Aujourd’hui, après la révolution, c’est l’état démocratique qui devrait faire la civilisation politique et morale. La démocratie est encore chaotique, parfois décevante. Mais on ne peut la repousser sous prétexte justement qu’elle remet en cause un passé révolu, qui ne reviendra plus, qui n’exprime plus le besoin des peuples. Peut-on faire revenir l’esclavage, le système héréditaire, le droit d’aînesse, la répudiation ou la polygamie ? Non.
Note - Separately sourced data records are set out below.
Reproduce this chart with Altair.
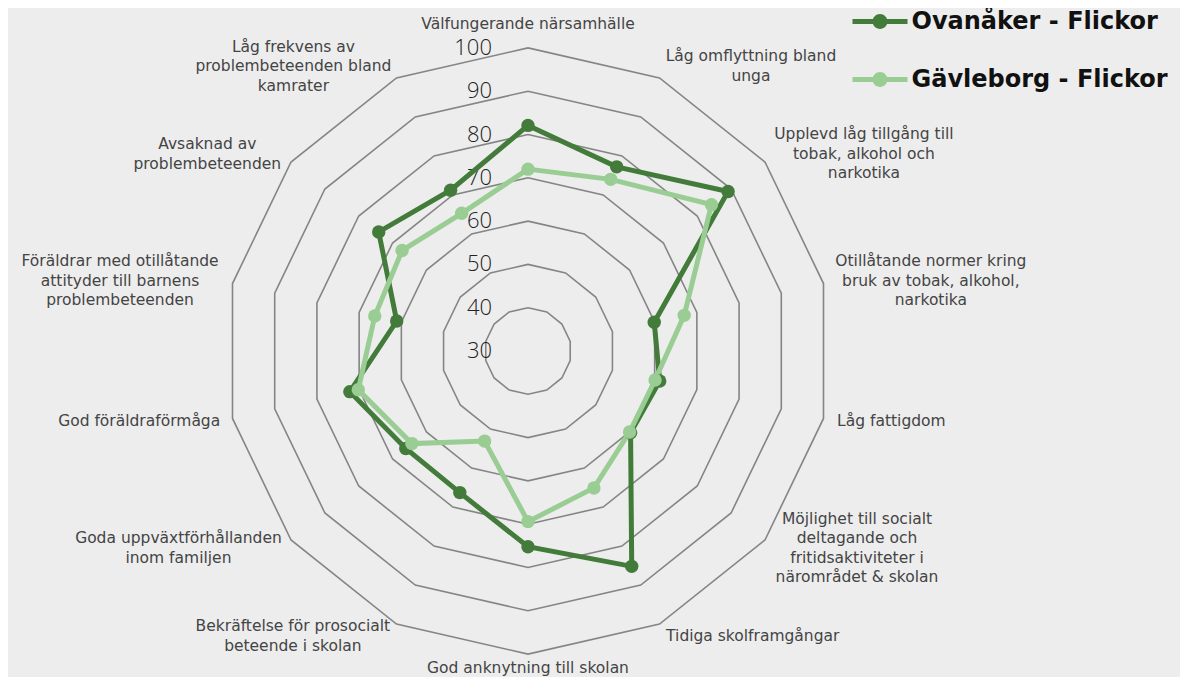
import math
import altair as alt
import pandas as pd

categories = [
    "Välfungerande närsamhälle",
    "Låg omflyttning bland\nunga",
    "Upplevd låg tillgång till\ntobak, alkohol och\nnarkotika",
    "Otillåtande normer kring\nbruk av tobak, alkohol,\nnarkotika",
    "Låg fattigdom",
    "Möjlighet till socialt\ndeltagande och\nfritidsaktiviteter i\nnärområdet & skolan",
    "Tidiga skolframgångar",
    "God anknytning till skolan",
    "Bekräftelse för prosocialt\nbeteende i skolan",
    "Goda uppväxtförhållanden\ninom familjen",
    "God föräldraförmåga",
    "Föräldrar med otillåtande\nattityder till barnens\nproblembeteenden",
    "Avsaknad av\nproblembeteenden",
    "Låg frekvens av\nproblembeteenden bland\nkamrater",
]
ovanaker = [82.1, 77.2, 89.1, 59.9, 61.2, 60.3, 85.2, 75.2, 66.3, 66.1, 72.2, 61.1, 74.1, 71.2]
gavleborg = [72.0, 74.0, 84.2, 67.0, 60.1, 60.0, 65.1, 69.4, 53.1, 64.3, 70.2, 66.3, 67.2, 65.3]
series_names = ["Ovanåker - Flickor", "Gävleborg - Flickor"]
series_colors = ["#437b3a", "#9acd93"]
ring_values = [30, 40, 50, 60, 70, 80, 90, 100]

R_MIN = 30
N = len(categories)
K = 4.33  # px per unit
W, H = 1172, 669
CX, CY = 520, 343
LABEL_FONT = "DejaVu Sans"
LABEL_SIZE = 15.5
LINE_H = 19.5

# approximate DejaVu Sans advance widths (em) for estimating label block widths
_NARROW = {"i": .278, "l": .278, "j": .278, "t": .392, "f": .352, "r": .411,
           " ": .318, ",": .318, ".": .318, "s": .521, "c": .55, "k": .579,
           "v": .592, "y": .592, "x": .592, "m": .974, "&": .78, "-": .361}
def text_width(line, size):
    w = 0.0
    for ch in line:
        if ch in _NARROW:
            w += _NARROW[ch]
        elif ch.isupper():
            w += 0.70
        else:
            w += 0.62
    return w * size

def ang(i):
    return 2 * math.pi * i / N

rows = []
for s, vals in zip(series_names, [ovanaker, gavleborg]):
    for j in range(N + 1):
        i = j % N
        r = vals[i] - R_MIN
        rows.append({"series": s, "order": j, "value": vals[i],
                     "x": r * math.sin(ang(i)), "y": r * math.cos(ang(i))})
series_df = pd.DataFrame(rows)

grid_rows = []
for v in ring_values[1:]:
    for j in range(N + 1):
        i = j % N
        r = v - R_MIN
        grid_rows.append({"ring": v, "order": j, "x": r * math.sin(ang(i)), "y": r * math.cos(ang(i))})
grid_df = pd.DataFrame(grid_rows)

ring_lab_df = pd.DataFrame({"label": [str(v) for v in ring_values],
                            "x": [0.0] * len(ring_values),
                            "y": [v - R_MIN for v in ring_values]})

lab_rows = []
for i, c in enumerate(categories):
    s = math.sin(ang(i))
    co = math.cos(ang(i))
    lines = c.split("\n")
    bw = max(text_width(l, LABEL_SIZE) for l in lines) / K
    shift = (len(lines) - 1) * LINE_H / 2 / K  # centre the block vertically
    if abs(s) < 1e-6:
        r = 75.6 if co > 0 else 73.3
        x, y = 0.0, r * co
    else:
        r = 73
        x = r * s + (bw / 2 if s > 0 else -bw / 2)
        y = r * co
    lab_rows.append({"label": c, "x": x, "y": y + shift})
lab_df = pd.DataFrame(lab_rows)

xs = alt.Scale(domain=[-CX / K, (W - CX) / K], nice=False, zero=False)
ys = alt.Scale(domain=[-(H - CY) / K, CY / K], nice=False, zero=False)
X = alt.X("x:Q", scale=xs, axis=None)
Y = alt.Y("y:Q", scale=ys, axis=None)

grid = alt.Chart(grid_df).mark_line(color="#858585", strokeWidth=1.6).encode(
    x=X, y=Y, detail="ring:N", order="order:Q")

ring_labels = alt.Chart(ring_lab_df).mark_text(
    align="right", baseline="middle", dx=-36, font="Open Sans", fontSize=22,
    fontWeight=300, color="#222222").encode(x=X, y=Y, text="label:N")

axis_labels = alt.Chart(lab_df).mark_text(
    align="center", baseline="middle", lineBreak="\n", lineHeight=LINE_H,
    font=LABEL_FONT, fontSize=LABEL_SIZE, color="#444444").encode(x=X, y=Y, text="label:N")

legend_path = ("M-1,-0.09H1V0.09H-1Z "
               "M0.27,0A0.27,0.27 0 1 1 -0.27,0A0.27,0.27 0 1 1 0.27,0Z")
legend = alt.Legend(orient="none", legendX=844.5, legendY=-14, title=None,
                    symbolType=legend_path, symbolSize=3025, symbolStrokeWidth=0,
                    symbolOpacity=1,
                    labelFont=LABEL_FONT, labelFontWeight="bold", labelFontSize=24,
                    labelColor="#111111", labelOffset=4, rowPadding=18, padding=0,
                    labelLimit=400)
color_scale = alt.Scale(domain=series_names, range=series_colors)

line_layers = []
for s in series_names:
    line_layers.append(alt.Chart(series_df).transform_filter(alt.datum.series == s).mark_line(
        strokeWidth=5).encode(x=X, y=Y, order="order:Q",
                              color=alt.Color("series:N", scale=color_scale, legend=None)))
points = alt.Chart(series_df).transform_filter(alt.datum.order < N).mark_point(
    filled=True, size=180, opacity=1).encode(
    x=X, y=Y, color=alt.Color("series:N", scale=color_scale, legend=legend))

chart = alt.layer(grid, ring_labels, axis_labels, *line_layers, points).resolve_legend(
    color="independent"
).properties(
    width=W, height=H, autosize=alt.AutoSizeParams(type="none"), padding=0,
    background="#ededed"
).configure_view(stroke=None)

chart.save("out.html", embed_options={"renderer": "svg", "actions": False})
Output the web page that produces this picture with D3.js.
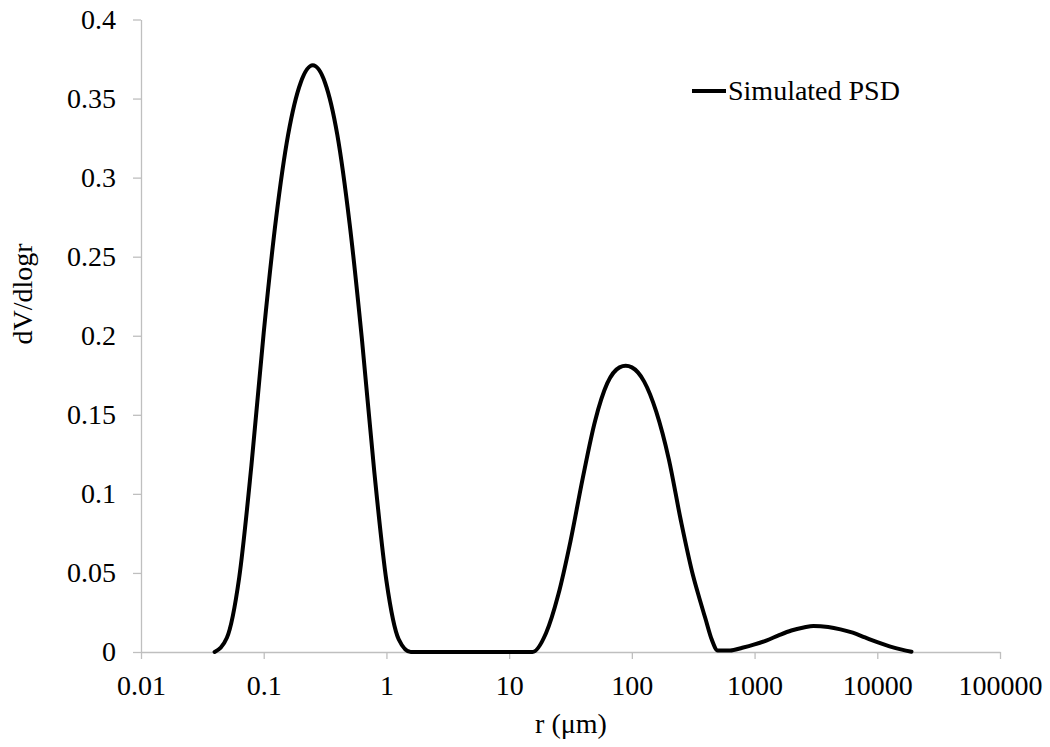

« Laissons faire l’Histoire »

Même la discrimination des droits des femmes en matière d’héritage est en train d’être balayée par l’Histoire, le progrès de civilisation et l’opinion. La civilisation avance, elle ne recule pas. Lors même qu’elle donne l’impression de reculer, suite à un accident de l’Histoire (guerre, crise, famine), elle n’élimine pas les idées de progrès philosophiques, moraux, qui reprendront aussitôt leur chemin naturel aussitôt les moments d’égarement et de convulsion rectifiés par l’Histoire.

Les nostalgiques des régimes à discours unique, religieux ou laïc, disent que la liberté issue de la révolution nous fait du tort. En réalité, ce qui nous fait du tort, c’est que la révolution a suspendu la liberté, la vraie, restée incomprise, malmenée par des partis (au pouvoir ou dans l’opposition), par des agitateurs et par des mouvements qui en ignorent le sens, qui la veulent pour eux seulement, pas pour les autres. Il en va ainsi dans les transitions.

Laissons faire l’Histoire. Préparons les réformes qui doivent améliorer les choses, acceptons les séquelles et les déformations nécessaires de la révolution et de la transition qui ont secoué tout un ordre politique et géopolitique, avec ses traditions, ses privilèges, ses discriminations. N’ayons pas la prétention de tout régenter par un coup d’épée tranchant. Suivons le chemin frayé par la liberté, il nous mènera vers toujours plus de liberté. L’islamisme est un mal, une gangrène, personne n’en disconvient. Mais ne nous trompons pas de conjoncture. La lutte est désormais politique, juridique et démocratique, pour peu qu’elle s’insère dans le jeu des institutions modernes.

Ne soyons ni passéistes, ni brutaux, ni intolérants. Ayons confiance dans le progrès, dans la consolidation prochaine des nouvelles institutions, sans nous départir de notre vigilance, qui nous donne toujours le droit de punir le mal lorsqu’il est punissable. La révolution a semé une bonne graine. Il faudra patienter pour la cueillir au bon moment. Le plus important, c’est de vivre dans son siècle, pas dans celui des autres. Ne soyons pas, selon la belle expression de Benjamin Constant, « des imitateurs modernes de l’Antiquité », soyons plutôt des créateurs progressistes de la modernité.

Hatem M’rad est professeur de sciences politiques à l’Université de Carthage et président fondateur de l’Association tunisienne d’études politiques (ATEP).